CONFERENCES AND TALKS
- In New York on May 23, and in Berkeley on June 2, Author Arlene Goldbard will give book talks to launch her two new books: The Culture of Possibility: Art, Artists & The Future, a collection of short essays on the potential for positive social outcomes through art and creativity, and The Wave, a novel set in a future in which the hopes and predictions of The Culture of Possibility have come true. Goldbard presents both books on her blog, and last week, Barry Hessenius interviewed her on his blog (parts I, II).
RESEARCH CORNER
- The Center for Effective Philanthropy’s experiments with a tool called Strategy Landscape have drawn to a close (at least for now; they are considering re-releasing it open-source) and Kevin Bolduc shared some lessons learned from the project on their blog.

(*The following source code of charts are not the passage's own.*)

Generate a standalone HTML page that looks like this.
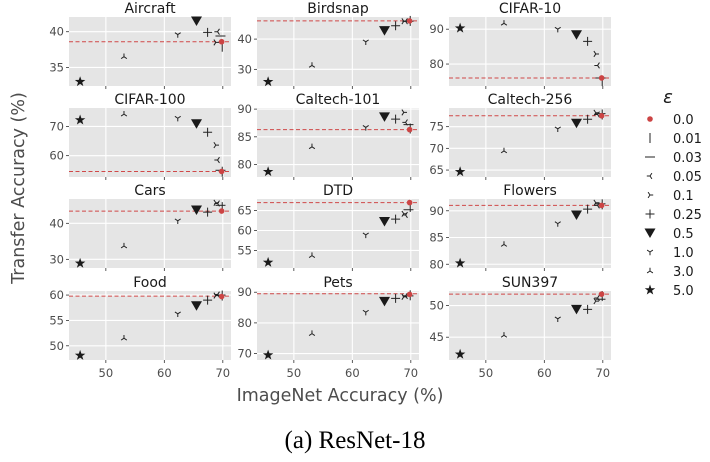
<!DOCTYPE html>
<html><head><meta charset="utf-8"><style>
body{margin:0;background:#fff;}
svg{display:block;font-family:"DejaVu Sans","Liberation Sans",sans-serif;}
</style></head><body>
<svg id="c" width="710" height="462" viewBox="0 0 710 462"></svg>
<script>
const eps = ["0.0","0.01","0.03","0.05","0.1","0.25","0.5","1.0","3.0","5.0"];
const imagenetAcc = [69.8,69.9,69.6,69.1,68.8,67.4,65.5,62.3,53.1,45.6];
const datasets = ["Aircraft","Birdsnap","CIFAR-10","CIFAR-100","Caltech-101","Caltech-256","Cars","DTD","Flowers","Food","Pets","SUN397"];
const valAircraft = [38.6,37.9,39.4,40.0,38.5,39.9,41.5,39.6,36.5,33.0];
const valBirdsnap = [46.0,46.0,45.9,45.9,45.9,44.4,42.8,39.1,31.3,25.9];
const valCifar10 = [76.0,75.1,76.0,79.6,82.9,86.5,88.4,90.0,91.7,90.3];
const valCifar100 = [54.6,54.5,55.0,58.5,63.6,68.0,70.9,72.8,74.2,72.2];
const valCaltech101 = [86.3,86.5,87.2,87.6,89.4,88.2,88.6,86.7,83.2,78.7];
const valCaltech256 = [77.5,77.8,78.0,77.8,78.2,76.7,75.8,74.5,69.4,64.6];
const valCars = [43.4,44.5,45.0,45.5,45.7,43.1,43.7,40.7,33.7,28.9];
const valDTD = [67.0,65.9,65.2,63.9,64.2,62.85,62.25,58.9,53.7,52.0];
const valFlowers = [91.0,91.2,91.3,91.0,91.5,90.3,89.2,87.6,83.7,80.2];
const valFood = [59.7,59.9,60.0,60.1,59.9,59.0,57.9,56.3,51.5,48.1];
const valPets = [89.3,89.0,88.8,88.8,88.5,88.0,87.0,83.5,76.5,69.5];
const valSun = [51.8,51.5,51.0,51.2,50.7,49.4,49.4,47.9,45.3,42.3];
const baseline = [38.6,46.0,76.0,54.6,86.3,77.5,43.4,67.0,91.0,59.8,89.5,51.8];
const yMin = [32.4,24.5,73.7,52.7,77.75,63.4,27.6,50.6,79.3,47.2,67.9,41.4];
const yMax = [42.06,47.3,93.5,76.3,90.2,79.3,46.75,67.9,92.2,60.8,90.4,52.3];
const yTicks = [[35,40],[30,40],[80,90],[60,70],[80,85,90],[65,70,75],[30,40],[55,60,65],[80,85,90],[50,55,60],[70,80,90],[45,50]];
const xTicks = [50,60,70];
const allVals = [valAircraft,valBirdsnap,valCifar10,valCifar100,valCaltech101,valCaltech256,valCars,valDTD,valFlowers,valFood,valPets,valSun];

const NS="http://www.w3.org/2000/svg";
const svg=document.getElementById('c');
function mk(tag,attrs,parent){const e=document.createElementNS(NS,tag);for(const k in attrs)e.setAttribute(k,attrs[k]);(parent||svg).appendChild(e);return e;}
const colX=[69,257,449], W=162, rowY=[17,108,199,291], H=69;
const xMin=43.7, xMax=71.4;
const xs=(v,c)=>colX[c]+(v-xMin)/(xMax-xMin)*W;

function marker(g,i,x,y){
  const s=3.2; let e;
  const st={stroke:"#222","stroke-width":1,fill:"none"};
  if(i===0){e=mk('circle',{cx:x,cy:y,r:2.8,fill:"#cc4444"},g);}
  else if(i===1){e=mk('line',Object.assign({x1:x,x2:x,y1:y-5,y2:y+5},st),g);}
  else if(i===2){e=mk('line',Object.assign({x1:x-5,x2:x+5,y1:y,y2:y},st),g);}
  else if(i===3){e=mk('path',Object.assign({d:`M${x} ${y}H${x-s}M${x} ${y}L${x+s*.6} ${y-s*.9}M${x} ${y}L${x+s*.6} ${y+s*.9}`},st),g);}
  else if(i===4){e=mk('path',Object.assign({d:`M${x} ${y}H${x+s}M${x} ${y}L${x-s*.6} ${y-s*.9}M${x} ${y}L${x-s*.6} ${y+s*.9}`},st),g);}
  else if(i===5){e=mk('path',Object.assign({d:`M${x-4.5} ${y}H${x+4.5}M${x} ${y-4.5}V${y+4.5}`},st),g);}
  else if(i===6){e=mk('path',{d:`M${x-5.5} ${y-4.5}H${x+5.5}L${x} ${y+5}Z`,fill:"#1a1a1a"},g);}
  else if(i===7){e=mk('path',Object.assign({d:`M${x} ${y}V${y+s}M${x} ${y}L${x-s*.9} ${y-s*.6}M${x} ${y}L${x+s*.9} ${y-s*.6}`},st),g);}
  else if(i===8){e=mk('path',Object.assign({d:`M${x} ${y}V${y-s}M${x} ${y}L${x-s*.9} ${y+s*.6}M${x} ${y}L${x+s*.9} ${y+s*.6}`},st),g);}
  else {let p="";for(let k=0;k<10;k++){const r=k%2?2.2:5.5,a=-Math.PI/2+k*Math.PI/5;p+=(k?"L":"M")+(x+r*Math.cos(a)).toFixed(2)+" "+(y+r*Math.sin(a)).toFixed(2);}e=mk('path',{d:p+"Z",fill:"#1a1a1a"},g);}
  return e;
}

datasets.forEach((name,d)=>{
  const c=d%3,r=Math.floor(d/3),x0=colX[c],y0=rowY[r];
  const ys=v=>y0+H-(v-yMin[d])/(yMax[d]-yMin[d])*H;
  const g=mk('g',{});
  
  
  const bg=mk('rect',{x:x0,y:y0,width:W,height:H,fill:"#e5e5e5"},g);
  
  
  const t=mk('text',{x:x0+W/2,y:y0-4,"text-anchor":"middle","font-size":14,fill:"#1a1a1a"},g);
  t.textContent=name;
  
  
  xTicks.forEach(v=>{
    const X=xs(v,c);
    mk('line',{x1:X,x2:X,y1:y0,y2:y0+H,stroke:"#fff","stroke-width":1.1},g);
    mk('line',{x1:X,x2:X,y1:y0+H,y2:y0+H+3,stroke:"#333","stroke-width":0.8},g);
    if(r===3){const tl=mk('text',{x:X,y:y0+H+17,"text-anchor":"middle","font-size":11.5,fill:"#4d4d4d"},g);tl.textContent=v;
      
      }
  });
  yTicks[d].forEach(v=>{
    const Y=ys(v);
    mk('line',{x1:x0,x2:x0+W,y1:Y,y2:Y,stroke:"#fff","stroke-width":1.1},g);
    mk('line',{x1:x0-3,x2:x0,y1:Y,y2:Y,stroke:"#333","stroke-width":0.8},g);
    const tl=mk('text',{x:x0-5,y:Y+4,"text-anchor":"end","font-size":11.5,fill:"#4d4d4d"},g);tl.textContent=v;
    
    
  });
  const bl=mk('line',{x1:x0,x2:x0+W,y1:ys(baseline[d]),y2:ys(baseline[d]),stroke:"#d04848","stroke-width":1,"stroke-dasharray":"4,2.5"},g);
  
  
  const vals=allVals[d];
  for(let i=9;i>=0;i--){
    const m=marker(g,i,xs(imagenetAcc[i],c),ys(vals[i]));
    
    
  }
});
// legend
const lg=mk('g',{});


const lt=mk('text',{x:668,y:103,"text-anchor":"middle","font-size":18,"font-style":"italic",fill:"#1a1a1a"},lg);lt.textContent="ε";
eps.forEach((e,i)=>{
  const Y=119+i*19;
  const m=marker(lg,i,650,Y);
  
  
  const tx=mk('text',{x:673,y:Y+5,"font-size":13,fill:"#1a1a1a"},lg);tx.textContent=e;
  
  
});
const yt=mk('text',{x:0,y:0,transform:"translate(24,188) rotate(-90)","text-anchor":"middle","font-size":17.5,fill:"#4d4d4d"});yt.textContent="Transfer Accuracy (%)";


const xt=mk('text',{x:340,y:401,"text-anchor":"middle","font-size":17.5,fill:"#4d4d4d"});xt.textContent="ImageNet Accuracy (%)";


const cap=mk('text',{x:355,y:448,"text-anchor":"middle","font-size":25,fill:"#000","font-family":"Liberation Serif, serif"});cap.textContent="(a) ResNet-18";


</script>
</body></html>
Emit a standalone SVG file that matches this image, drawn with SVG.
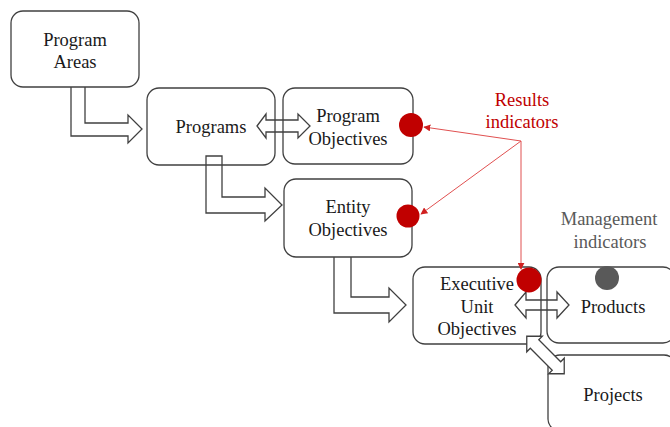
<svg xmlns="http://www.w3.org/2000/svg" width="670" height="427" viewBox="0 0 670 427">
<style>
.box{fill:none;stroke:#404040;stroke-width:1.3}
.blk{fill:none;stroke:#404040;stroke-width:1.3;stroke-linejoin:miter}
.blkw{fill:#fff;stroke:#404040;stroke-width:1.3;stroke-linejoin:miter}
.t{font-family:"Liberation Serif","Times New Roman",serif;font-size:18.5px;fill:#1a1a1a;text-anchor:middle}
.red{fill:#c00000}
.rt{font-family:"Liberation Serif","Times New Roman",serif;font-size:18.5px;fill:#c00000;text-anchor:middle}
.gt{font-family:"Liberation Serif","Times New Roman",serif;font-size:18.5px;fill:#595959;text-anchor:middle}
.rl{fill:none;stroke:#e05050;stroke-width:1;marker-end:url(#ah)}
</style>
<defs>
<marker id="ah" viewBox="0 0 10 10" refX="9" refY="5" markerWidth="7" markerHeight="7" markerUnits="userSpaceOnUse" orient="auto">
<path d="M0,0 L10,5 L0,10 Z" fill="#d02020"/>
</marker>
</defs>
<rect width="670" height="427" fill="#fff"/>
<g id="connectors">
<path class="blk" d="M85,87 V123 H128 V115 L142,129 L128,143 V136 H71 V87"/>
<path class="blk" d="M222,156 V197 H265 V188 L282,205 L265,221 V213 H206 V156 Z"/>
<path class="blk" d="M351,257 V297 H389 V288 L406,305 L389,322 V313 H334 V257"/>
<path class="blk" d="M257,126 L266,114 V120 H298 V114 L310,126 L298,138 V132 H266 V138 Z"/>
<path class="blk" d="M515,305 L526,292 V300 H557 V292 L569,305 L557,318 V310 H526 V318 Z"/>
</g>
<g id="program-areas"><rect class="box" x="11" y="11" width="128" height="76" rx="12"/><text class="t" x="75" y="46">Program</text><text class="t" x="75" y="68">Areas</text></g>
<g id="programs"><rect class="box" x="147" y="88" width="128" height="77" rx="12"/><text class="t" x="211" y="133">Programs</text></g>
<g id="program-objectives"><rect class="box" x="283" y="88" width="130" height="76" rx="12"/><text class="t" x="348" y="122">Program</text><text class="t" x="348" y="145">Objectives</text></g>
<g id="entity-objectives"><rect class="box" x="284" y="179" width="128" height="78" rx="12"/><text class="t" x="348" y="213">Entity</text><text class="t" x="348" y="236">Objectives</text></g>
<g id="executive-unit-objectives"><rect class="box" x="413" y="267" width="128" height="77" rx="12"/><text class="t" x="477" y="290">Executive</text><text class="t" x="477" y="313">Unit</text><text class="t" x="477" y="335">Objectives</text></g>
<g id="products"><rect class="box" x="547" y="267" width="128" height="76" rx="12"/><text class="t" x="613" y="313">Products</text></g>
<g id="projects"><rect class="box" x="548" y="355" width="128" height="76" rx="12"/><text class="t" x="613" y="401">Projects</text></g>
<g id="diag-arrow"><path class="blkw" transform="translate(545.5,355) rotate(45)" d="M-26.5,0 L-15.5,-11 V-6 H15.5 V-11 L26.5,0 L15.5,11 V6 H-15.5 V11 Z"/></g>
<g id="results-indicators"><text class="rt" x="522" y="106">Results</text><text class="rt" x="522" y="128">indicators</text></g>
<g id="management-indicators"><text class="gt" x="609" y="225">Management</text><text class="gt" x="610" y="248">indicators</text></g>
<g id="indicator-links">
<path class="rl" d="M521,141 L424,127"/>
<path class="rl" d="M521,141 L421,214"/>
<path class="rl" d="M521,141 V269"/>
</g>
<g id="dots">
<circle class="red" cx="411" cy="125" r="12"/>
<circle class="red" cx="408" cy="216" r="11.5"/>
<circle class="red" cx="529" cy="280" r="12.5"/>
<circle cx="607" cy="278" r="12" fill="#595959"/>
</g>
</svg>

- The National Center for Arts Research has a short summary of the implications of the Nonprofit Finance Fund’s 2013 State of the Nonprofit Sector survey.
- The Centre for Economics and Business Research has released a report demonstrating the economic benefits of the arts and culture on the UK.
- The European Expert Network on Culture has released a report on strategies for export and internationalization of cultural and creative industries in the European Union. Find a brief summary here, and the report here.
- Pacific Standard Magazine reports on two studies that suggest musicians — or at least men holding guitars — are more attractive to women than non-musicians. I’d like to see more scientific (and less heteronormative) studies, but it’s an interesting theory.